Clever Gardening Technique

Appraise What's Working and What Isn't
Midsummer is a good time to take notice of which plants are disappearing under their neighbor's foliage and which ones would make more of an impact if they were paired with other plants. Make notes so you remember your ideas later or take pictures and write directly on the photos what action you'd like to take so you can pull them out over the winter and make a plan. When you sit down in your garden, where do your eyes go? Most likely you keep looking at plant combinations that please you, as well as at certain combinations or plants that bother you. Write them down.


A Mediterranean Garden
The look of a Mediterranean garden is not impossible to achieve in our moist New England summers. In many cases, it's soil that holds too much moisture during the winter that kills lavender, sages, and other drought-tolerant plants.
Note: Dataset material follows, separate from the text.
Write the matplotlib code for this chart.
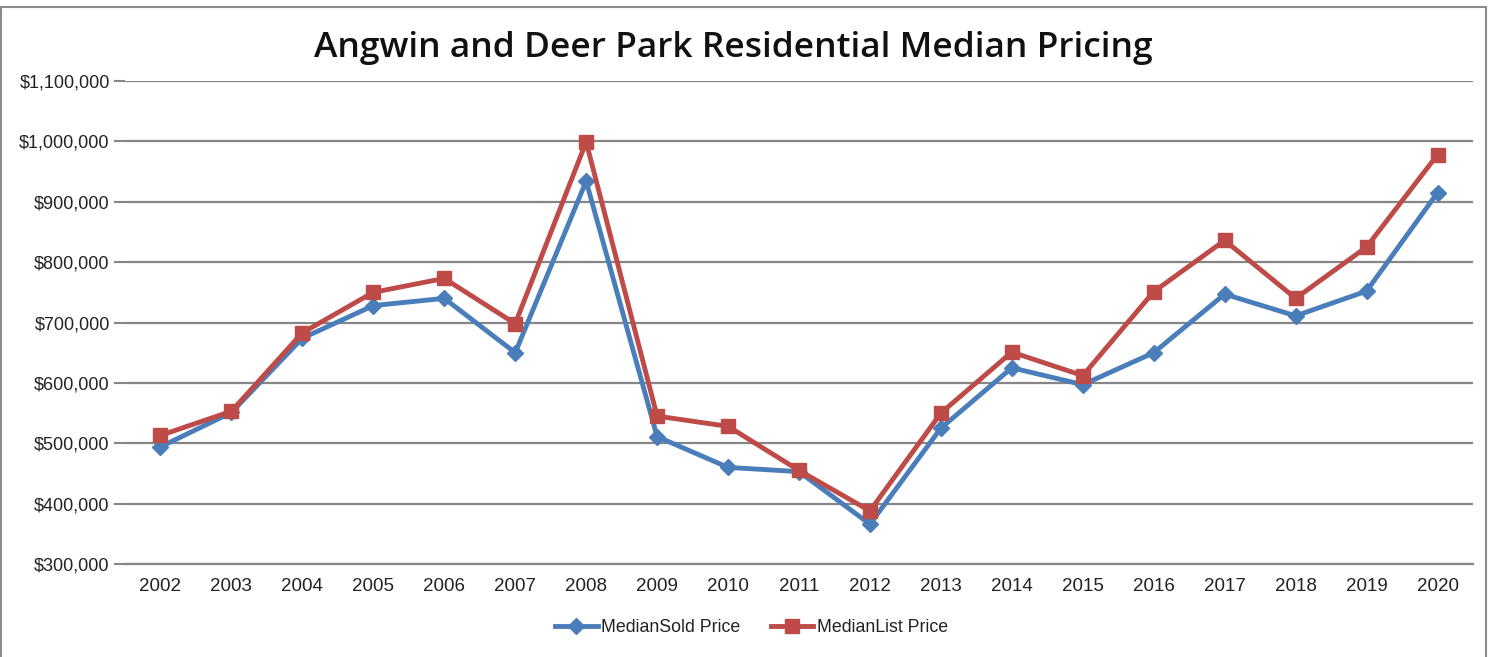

Make Your Own Mediterranean Garden, by Pattie Barron (Anness Publishing Ltd., 2003; $27.50), provides tips for growing an array of Mediterranean plants -- trees, shrubs, flowers, veggies, and herbs. Forget the compost and manure, these plants need non-moisture-retentive soil. Forget the hay or wood chip mulch. These plants prefer gravel. Forget the sprinklers and drip irrigation. These plants like it on the dry side. Sounds like low maintenance to me! The book includes a plant directory of appropriate plants and their best uses.